As duas crises se relacionam a contextos muito diferentes, mas podemos estabelecer uma série de parâmetros comuns entre os dois momentos, relacionando-os particularmente à redução de barreiras no comércio internacional, aos investimentos em tecnologia, às mudanças na organização da produção quanto às relações de trabalho e ao relacionamento entre as empresas no processo produtivo.
No início dos anos 90 havia um quadro de corte de investimentos, adiamento de planos de automação e redução de níveis salariais, tendo sido registrada uma estagnação da produção automotiva na década de oitenta, quando as montadoras produziram em torno de um milhão de veículos por ano. Os acordos setoriais produzidos no âmbito da Câmara Automotiva, em 1992 e 1993, estiveram focados em objetivos de ampliação da produção por meio de diminuição de preços dos veículos, sobretudo via redução de impostos; manutenção do nível de emprego e correção mensal dos salários. Em meio a crises econômicas sucessivas os êxitos obtidos foram relativos e sujeitos a constantes re-negociações.
A partir de meados dos anos noventa houve uma transformação neste segmento industrial, com a edição de um conjunto de medidas legais que instituíram o Regime Automotivo Brasileiro. Fruto deste processo observou-se a ampliação da produção alcançando dois e meio milhões de unidades produzidas, em 2005.
Interpretada como uma “segunda onda” automotiva no país, após aquela que inaugurou este segmento produtivo em meados do século passado, os investimentos resultaram na implantação de novas fábricas das principais montadoras de veículos de passeio e comerciais leves já instaladas – Volks, Ford, Fiat e General Motors, e de fabricantes que inauguraram sua participação na produção no país. Entre estes últimos estão a Renault, Nissan, Peugeot, Honda, Mercedes Bens, Mitsubishi e Toyota.

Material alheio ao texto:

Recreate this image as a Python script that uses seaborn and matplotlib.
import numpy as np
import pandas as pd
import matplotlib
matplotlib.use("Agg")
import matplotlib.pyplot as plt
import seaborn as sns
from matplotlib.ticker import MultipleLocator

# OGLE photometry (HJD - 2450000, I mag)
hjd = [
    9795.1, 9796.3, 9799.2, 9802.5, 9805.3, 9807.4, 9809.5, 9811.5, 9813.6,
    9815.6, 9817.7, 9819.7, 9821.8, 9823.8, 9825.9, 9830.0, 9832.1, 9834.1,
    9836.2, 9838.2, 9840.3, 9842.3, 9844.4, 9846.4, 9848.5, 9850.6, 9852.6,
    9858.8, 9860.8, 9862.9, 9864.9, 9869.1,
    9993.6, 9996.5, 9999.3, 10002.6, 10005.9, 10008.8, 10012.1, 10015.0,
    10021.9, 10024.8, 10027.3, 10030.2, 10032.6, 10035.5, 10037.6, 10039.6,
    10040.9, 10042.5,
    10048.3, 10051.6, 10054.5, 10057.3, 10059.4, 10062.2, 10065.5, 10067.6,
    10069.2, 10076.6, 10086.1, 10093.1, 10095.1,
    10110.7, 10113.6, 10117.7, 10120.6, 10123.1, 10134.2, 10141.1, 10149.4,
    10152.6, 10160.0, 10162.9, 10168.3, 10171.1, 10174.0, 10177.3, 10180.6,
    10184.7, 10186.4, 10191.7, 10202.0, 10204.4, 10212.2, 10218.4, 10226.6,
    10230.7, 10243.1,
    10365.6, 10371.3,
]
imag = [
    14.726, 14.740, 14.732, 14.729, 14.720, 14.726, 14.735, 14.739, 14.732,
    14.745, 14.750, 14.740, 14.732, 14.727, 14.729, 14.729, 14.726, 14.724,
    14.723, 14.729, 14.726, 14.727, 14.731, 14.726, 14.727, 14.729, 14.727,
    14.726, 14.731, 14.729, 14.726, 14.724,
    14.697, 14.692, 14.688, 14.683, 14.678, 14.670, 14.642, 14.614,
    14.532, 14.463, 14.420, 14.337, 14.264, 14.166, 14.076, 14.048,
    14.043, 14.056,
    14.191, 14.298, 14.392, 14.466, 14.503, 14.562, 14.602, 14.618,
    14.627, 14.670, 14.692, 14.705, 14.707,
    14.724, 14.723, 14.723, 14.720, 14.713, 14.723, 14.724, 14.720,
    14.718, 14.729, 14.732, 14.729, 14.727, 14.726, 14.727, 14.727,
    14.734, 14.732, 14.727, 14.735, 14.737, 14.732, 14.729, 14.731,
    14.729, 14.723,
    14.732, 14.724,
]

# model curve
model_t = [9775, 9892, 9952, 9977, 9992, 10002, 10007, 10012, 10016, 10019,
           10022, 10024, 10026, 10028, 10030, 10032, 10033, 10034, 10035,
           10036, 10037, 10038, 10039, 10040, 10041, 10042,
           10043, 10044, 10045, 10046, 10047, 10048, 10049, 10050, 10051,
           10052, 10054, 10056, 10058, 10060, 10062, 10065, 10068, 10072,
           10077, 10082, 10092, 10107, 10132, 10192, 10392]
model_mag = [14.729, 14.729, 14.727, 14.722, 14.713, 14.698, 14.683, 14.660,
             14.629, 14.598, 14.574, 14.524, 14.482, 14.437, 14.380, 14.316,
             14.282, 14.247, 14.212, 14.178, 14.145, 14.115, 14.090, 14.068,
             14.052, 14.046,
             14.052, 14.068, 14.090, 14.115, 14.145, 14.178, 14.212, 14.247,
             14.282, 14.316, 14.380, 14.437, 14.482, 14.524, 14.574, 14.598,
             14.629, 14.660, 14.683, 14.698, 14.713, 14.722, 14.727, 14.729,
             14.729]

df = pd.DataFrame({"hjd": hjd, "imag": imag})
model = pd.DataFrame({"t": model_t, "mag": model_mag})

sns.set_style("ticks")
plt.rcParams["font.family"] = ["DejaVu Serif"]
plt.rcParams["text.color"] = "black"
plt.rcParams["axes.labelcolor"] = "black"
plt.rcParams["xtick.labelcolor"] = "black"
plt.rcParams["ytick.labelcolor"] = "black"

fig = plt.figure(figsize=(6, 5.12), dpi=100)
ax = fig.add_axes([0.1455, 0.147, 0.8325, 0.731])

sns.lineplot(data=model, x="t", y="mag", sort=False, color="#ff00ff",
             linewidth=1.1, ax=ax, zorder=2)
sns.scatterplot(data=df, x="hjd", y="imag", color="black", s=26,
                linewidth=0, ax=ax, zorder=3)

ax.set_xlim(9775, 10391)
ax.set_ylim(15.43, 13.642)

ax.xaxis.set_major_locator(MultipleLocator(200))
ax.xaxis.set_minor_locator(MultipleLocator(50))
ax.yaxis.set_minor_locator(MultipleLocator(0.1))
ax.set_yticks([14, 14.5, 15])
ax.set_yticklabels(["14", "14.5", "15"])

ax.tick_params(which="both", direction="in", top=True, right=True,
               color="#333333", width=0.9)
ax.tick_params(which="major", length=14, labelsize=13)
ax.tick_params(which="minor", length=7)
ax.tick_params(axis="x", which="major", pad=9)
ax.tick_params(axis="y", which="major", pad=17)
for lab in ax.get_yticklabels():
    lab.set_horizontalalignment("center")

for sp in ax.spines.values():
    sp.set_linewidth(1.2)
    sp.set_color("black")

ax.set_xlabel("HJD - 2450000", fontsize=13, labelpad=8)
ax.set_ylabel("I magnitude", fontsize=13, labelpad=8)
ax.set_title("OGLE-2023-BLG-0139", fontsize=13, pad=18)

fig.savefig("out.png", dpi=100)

Este processo trouxe modificações importantes para o setor, entre as quais pode-se destacar a mudança da “geografia” desta indústria, com a construção de novas plantas fora do eixo tradicional, deslocando-se para estados como o Rio Grande do Sul, Rio de Janeiro, Paraná, Bahia, Goiás e, mesmo em São Paulo e Minas Gerais, para regiões que não eram produtoras de autoveículos. Esta decisão atendeu a estratégias variadas das empresas, tais como a facilidade de atender a mercados externos e o aproveitamento de benefícios fiscais e financeiros concedidos pelos estados da federação e pelo governo federal. Entretanto, a busca por regiões não sujeitas às convenções e acordos coletivos de trabalho já existentes, firmados a partir de grande mobilização de trabalhadores experientes na luta sindical, é um critério de localização que as empresas não omitem. Em conseqüência, os salário praticados em Camaçari, Porto Real e Resende, por exemplo, são bastante inferiores àqueles pagos em São Paulo.

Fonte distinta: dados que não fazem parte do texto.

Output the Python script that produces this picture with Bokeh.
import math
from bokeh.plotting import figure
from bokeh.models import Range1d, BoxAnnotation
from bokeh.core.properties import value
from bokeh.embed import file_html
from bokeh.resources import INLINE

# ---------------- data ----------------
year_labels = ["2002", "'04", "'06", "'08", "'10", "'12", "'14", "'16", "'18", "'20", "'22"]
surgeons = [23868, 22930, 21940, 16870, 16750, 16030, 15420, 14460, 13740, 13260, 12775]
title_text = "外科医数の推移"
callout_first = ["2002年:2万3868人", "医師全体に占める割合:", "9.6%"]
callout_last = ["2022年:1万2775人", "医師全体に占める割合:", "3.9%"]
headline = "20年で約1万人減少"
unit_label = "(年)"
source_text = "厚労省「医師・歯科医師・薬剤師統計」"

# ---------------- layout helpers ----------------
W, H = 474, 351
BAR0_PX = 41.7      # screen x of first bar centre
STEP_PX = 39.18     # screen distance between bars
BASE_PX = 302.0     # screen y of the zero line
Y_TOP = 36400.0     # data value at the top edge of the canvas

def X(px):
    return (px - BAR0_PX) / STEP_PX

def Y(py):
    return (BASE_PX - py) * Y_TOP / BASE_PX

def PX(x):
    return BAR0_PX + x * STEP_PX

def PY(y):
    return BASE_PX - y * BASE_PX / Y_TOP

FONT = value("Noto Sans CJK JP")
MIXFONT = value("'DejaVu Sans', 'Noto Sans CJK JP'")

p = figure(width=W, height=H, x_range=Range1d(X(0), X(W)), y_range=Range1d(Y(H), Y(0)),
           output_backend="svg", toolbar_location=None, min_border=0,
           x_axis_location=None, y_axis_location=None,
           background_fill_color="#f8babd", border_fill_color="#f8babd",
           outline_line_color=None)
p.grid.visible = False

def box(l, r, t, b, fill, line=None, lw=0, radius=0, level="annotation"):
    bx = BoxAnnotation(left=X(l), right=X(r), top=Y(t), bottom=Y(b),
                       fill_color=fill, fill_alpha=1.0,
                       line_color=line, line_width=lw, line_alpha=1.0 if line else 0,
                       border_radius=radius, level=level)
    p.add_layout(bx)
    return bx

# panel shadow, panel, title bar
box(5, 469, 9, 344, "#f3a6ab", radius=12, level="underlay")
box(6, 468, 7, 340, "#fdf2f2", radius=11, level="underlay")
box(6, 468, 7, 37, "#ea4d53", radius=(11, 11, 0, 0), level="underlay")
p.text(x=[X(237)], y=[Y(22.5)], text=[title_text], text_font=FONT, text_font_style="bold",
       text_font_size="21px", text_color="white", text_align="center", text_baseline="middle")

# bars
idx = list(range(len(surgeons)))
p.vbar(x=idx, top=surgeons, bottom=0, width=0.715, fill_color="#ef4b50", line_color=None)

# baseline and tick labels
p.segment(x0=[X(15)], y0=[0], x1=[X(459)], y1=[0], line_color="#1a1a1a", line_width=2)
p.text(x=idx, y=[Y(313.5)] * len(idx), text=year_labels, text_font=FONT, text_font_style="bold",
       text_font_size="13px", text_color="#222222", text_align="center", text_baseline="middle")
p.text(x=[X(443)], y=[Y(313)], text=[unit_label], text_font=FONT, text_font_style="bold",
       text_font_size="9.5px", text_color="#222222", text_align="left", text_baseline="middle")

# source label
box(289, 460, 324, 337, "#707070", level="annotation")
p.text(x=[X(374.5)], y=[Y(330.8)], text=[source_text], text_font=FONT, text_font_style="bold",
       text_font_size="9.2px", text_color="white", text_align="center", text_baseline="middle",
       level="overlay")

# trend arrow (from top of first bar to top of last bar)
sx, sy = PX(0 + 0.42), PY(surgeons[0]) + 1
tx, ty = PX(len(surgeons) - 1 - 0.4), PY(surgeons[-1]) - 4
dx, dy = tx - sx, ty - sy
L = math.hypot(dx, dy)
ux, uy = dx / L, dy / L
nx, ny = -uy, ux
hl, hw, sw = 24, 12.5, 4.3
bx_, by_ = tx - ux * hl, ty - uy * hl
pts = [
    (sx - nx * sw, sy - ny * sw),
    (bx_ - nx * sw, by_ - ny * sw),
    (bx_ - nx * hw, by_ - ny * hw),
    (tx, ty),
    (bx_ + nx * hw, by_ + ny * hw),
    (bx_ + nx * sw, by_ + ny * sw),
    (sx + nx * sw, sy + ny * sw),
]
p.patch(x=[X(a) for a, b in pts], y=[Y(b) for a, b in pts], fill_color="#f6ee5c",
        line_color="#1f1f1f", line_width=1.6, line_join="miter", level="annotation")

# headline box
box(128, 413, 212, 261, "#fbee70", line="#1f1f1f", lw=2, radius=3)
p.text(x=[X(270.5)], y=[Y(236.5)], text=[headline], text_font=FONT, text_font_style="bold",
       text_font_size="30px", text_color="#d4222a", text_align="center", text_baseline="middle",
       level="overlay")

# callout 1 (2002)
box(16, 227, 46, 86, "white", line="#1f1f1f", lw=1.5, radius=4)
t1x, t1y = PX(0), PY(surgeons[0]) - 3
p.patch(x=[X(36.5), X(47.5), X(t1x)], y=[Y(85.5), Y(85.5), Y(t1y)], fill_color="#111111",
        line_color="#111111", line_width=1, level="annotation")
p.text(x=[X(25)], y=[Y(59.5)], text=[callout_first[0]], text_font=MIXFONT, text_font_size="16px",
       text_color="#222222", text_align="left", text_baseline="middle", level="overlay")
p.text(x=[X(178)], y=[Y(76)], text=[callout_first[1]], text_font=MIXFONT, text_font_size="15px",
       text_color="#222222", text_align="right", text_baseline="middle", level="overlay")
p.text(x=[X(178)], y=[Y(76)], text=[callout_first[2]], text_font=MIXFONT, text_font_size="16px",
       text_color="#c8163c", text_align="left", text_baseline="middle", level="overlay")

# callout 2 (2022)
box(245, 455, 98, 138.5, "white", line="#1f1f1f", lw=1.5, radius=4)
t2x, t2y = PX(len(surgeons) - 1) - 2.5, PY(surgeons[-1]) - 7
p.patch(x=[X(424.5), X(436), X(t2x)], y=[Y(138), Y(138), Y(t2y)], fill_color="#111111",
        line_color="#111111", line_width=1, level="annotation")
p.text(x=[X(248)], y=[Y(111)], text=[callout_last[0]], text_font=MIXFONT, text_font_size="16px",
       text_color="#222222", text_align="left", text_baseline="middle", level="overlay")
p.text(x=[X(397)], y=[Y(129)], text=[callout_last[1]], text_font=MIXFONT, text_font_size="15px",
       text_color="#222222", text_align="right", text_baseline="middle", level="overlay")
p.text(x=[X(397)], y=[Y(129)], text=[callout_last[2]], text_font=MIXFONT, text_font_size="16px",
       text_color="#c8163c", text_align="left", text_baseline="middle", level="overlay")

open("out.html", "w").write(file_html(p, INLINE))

Neste sentido, uma discussão antiga enfrentada pelos trabalhadores europeus, que vêem as unidades produtivas serem fechadas em seus países e novas unidades dos mesmos fabricantes abertas em regiões do planeta em que se praticam salários mais baixos, passou a ser vivenciada internamente pelos trabalhadores no Brasil.
A redução do “custo” do trabalho garante maior competitividade às plantas recém implantadas, forçando as antigas unidades produtivas a promoverem “ajustes”, incluindo a demissão de trabalhadores.
Outros fatores que influenciam essas decisões devem ser considerados, a exemplo das inovações tecnológicas, inclusive as gerenciais. As unidades da GM e Ford, em Gravataí e Camaçari, respectivamente, são exemplos de fábricas nas quais a montadora restringe sua atuação a atividades mais críticas da produção e à montagem final, transferindo para as sistemistas (produtoras de partes, módulos e sistemas) grande parte da atividade antes sob sua responsabilidade. Por esta estratégia produtiva, reduz-se expressivamente o número de empregados diretos das montadoras.
Assim, caem os salários e o emprego e amplia-se a produção, as vendas internas e as exportações. É o que as estatísticas do setor nos apresentam, registrando uma redução de dez mil vagas entre 1995 e 2005, fechando o último ano com 94 mil postos de trabalho. Mesmo com a transferência de atribuições para as sistemistas verificou-se uma diminuição ainda mais expressiva no setor de autopeças que perdeu 38 mil vagas no mesmo período, registrando 197 mil empregados, em 2005.
Portanto, observa-se que a crise atual representa uma evolução da competição entre estas grandes empresas capitalistas pela contínua redução de custos de produção, aí incluídos o custo do trabalho. Também se deve analisar o problema, observando-se o quadro setorial internacional, marcado por uma disputa acirrada entre as grandes marcas pelo primeiro lugar na produção de autoveículos, incluindo alternativas de novas alianças ou fusões entre montadoras, mas também por outra ameaça que vem do Oriente, à hegemonia estadunidense. Depois dos japoneses, agora é a vez da China, que de produtora modesta se transformou em poucos anos em grande fabricante mundial, podendo ser um exportador agressivo, a exemplo do que já ocorre em outros ramos da atividade econômica.
* Membro do Conselho Editorial da Revista Debate Sindical.